The Boom Stops Here
Hush, hush, sweet SST. Engineers are inventing a supersonic airplane that won't bust windows.
- By T.A. Heppenheimer
- Air & Space magazine, November 2005
(Page 3 of 6)
Northrop Grumman hopes to apply the results of the Shaped Sonic Boom Demonstrator tests to its military jets. “Success with the shaped sonic boom flight demo required us to advance supersonic aircraft design tools well beyond state-of-the-art,” says Charles Boccadoro, Northrop Grumman’s program manager of Future Strike Systems. “Supersonic designs represent a very attractive solution for the nation’s next-generation, long-range strike systems.”
“There’s a synergy involved with low-boom and efficient aerodynamics,” says Graham. “A lot of things needed for low-boom design have direct application to a strike system.”
Graham cites laminar flow research as a prime example of research with dual applications: “Whether you apply the principles of laminar flow to a business jet or a military airplane, its improved efficiency means that the aircraft can be smaller and lighter, thus helping the sonic boom problem.”
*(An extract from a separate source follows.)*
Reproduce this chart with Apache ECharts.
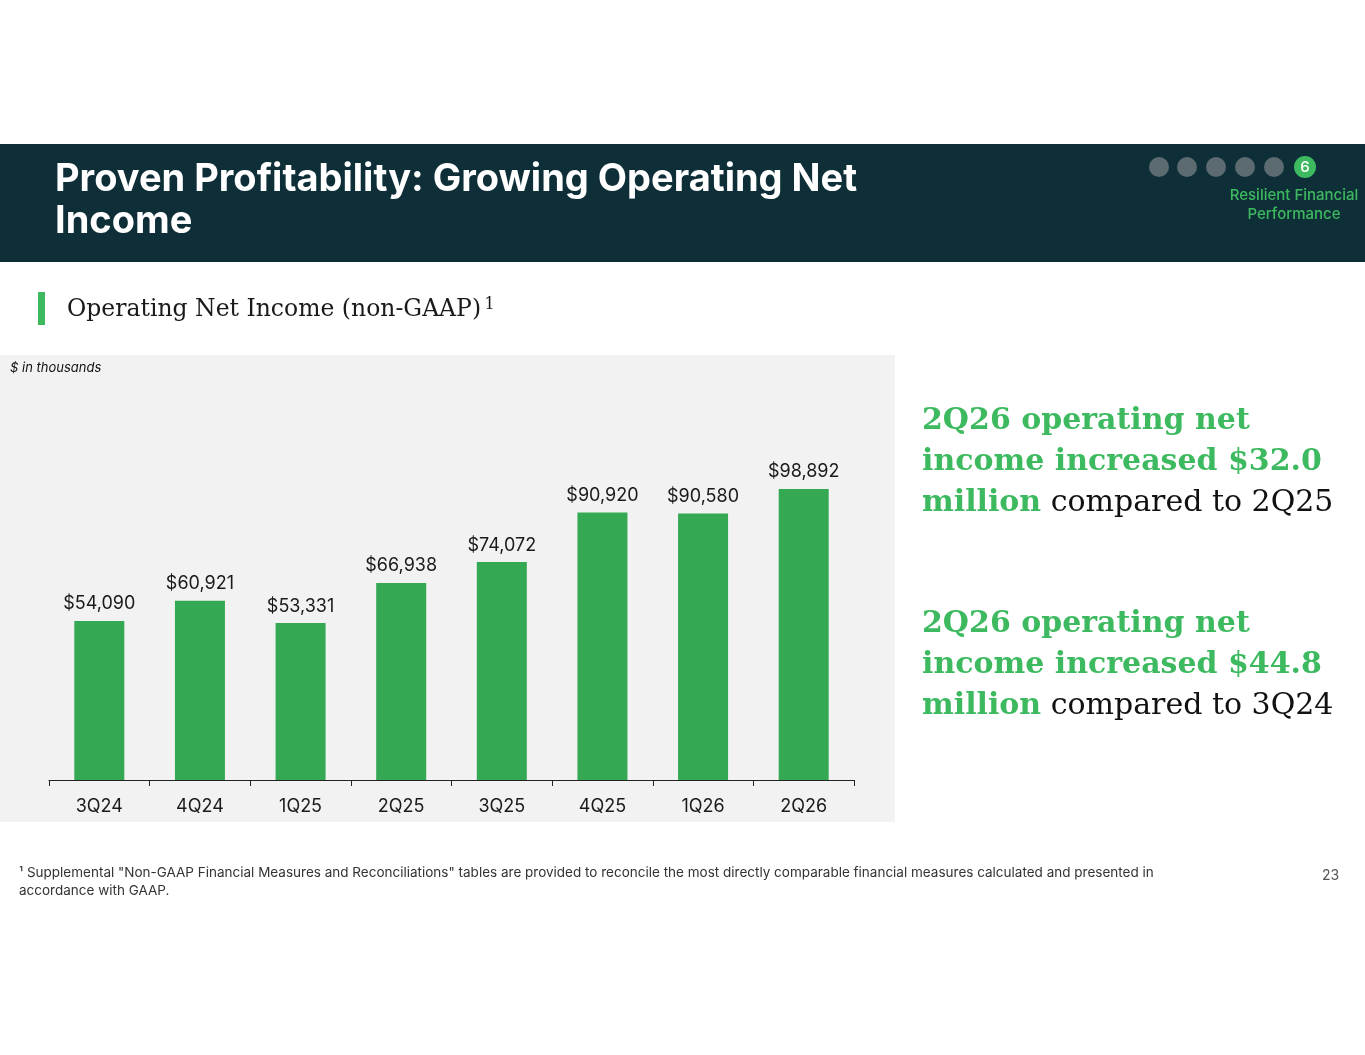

Northrop Grumman has its own idea of what a low-boom aircraft could look like: It would be extraordinarily slender, with thin, highly swept wings supported by a strut. To shield the shock waves created by the wing as well as additional shocks created by spilled air, inlets designed to spill very little air would be mounted above the wing. The cockpit would be so well faired into the fuselage the pilot would have to rely on TV cameras to see.
By applying these principles, several groups have already prepared low-boom designs for specific types of aircraft. DARPA has come up with a “dual-relevant” concept that could take form either as a military strike aircraft or a civilian business jet. Two features of the design catch the eye: Its wings are so sharply swept that although it is 170 feet long, its width is less than 58 feet. It also is extremely slender, with similarly svelte wings.
This summer, NASA awarded four industry teams $1 million grants each for a 5-month study to define the technology and design requirements for a quiet supersonic aircraft. The Sonic Boom Mitigation Project, as it is being called, will use the teams’ recommendations to develop a solicitation for proposals for an actual low sonic boom demonstrator.
“It will probably be an X-plane, although we don’t have a designation for it yet,” says NASA’s Bob Meyer, associate director for programs at Dryden. “We’re approaching this fairly aggressively. We hope to award the contract to the winning company early next year and perform flight tests in 2008.”
Meyer says the F-5 Shaped Sonic Boom Demonstrator tests were the catalyst for NASA’s continuing its research into shaping sonic booms. “However, those tests only addressed bow shock mitigation, or shocks from the nose of the aircraft,” he says. “The next step is to look at the whole airplane.”